A fine dicembre 2018 c'è anche un'inchiesta bis sul depistaggio, a carico del personale della Prefettura di Pescara, compreso l'ex prefetto Francesco Provolo - per aver occultato il brogliaccio delle segnalazioni del 18 gennaio alla Mobile di Pescara - con altri sette indagati.

A dicembre del 2019 i vertici regionali escono dal processo con 22 archiviazioni per ex presidenti della Regione ed ex assessori regionali alla Protezione civile.
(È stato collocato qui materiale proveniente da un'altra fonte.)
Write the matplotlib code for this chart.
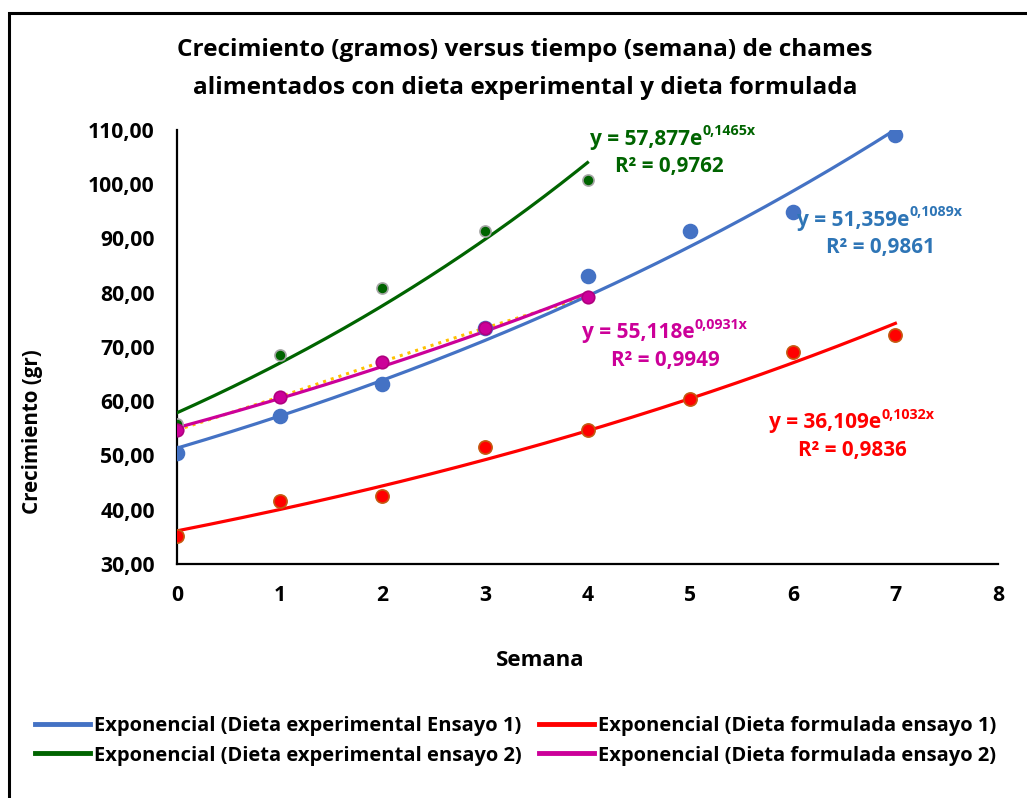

La condanna più pesante, 12 anni, è stata chiesta per l'ex prefetto Francesco Provolo; tra le altre richieste di condanna ci sono gli 11 anni e 4 mesi chiesti per il sindaco, in carica, di Farindola (Pescara), Ilario Lacchetta, i sette anni e otto mesi per il gestore dell'hotel Bruno Di Tommaso, i sei anni per l'ex presidente della Provincia Antonio Di Marco. Sul fronte del depistaggio in Prefettura, 2 anni e 8 mesi per Daniela Acquaviva e Giulia Pontrandolfo; due anni per Giancarlo Verzella.

La tesi della difesa si basa sul fatto che un fenomeno meteorologico si può anche prevedere, ma non si può prevedere la sua eccezionalità.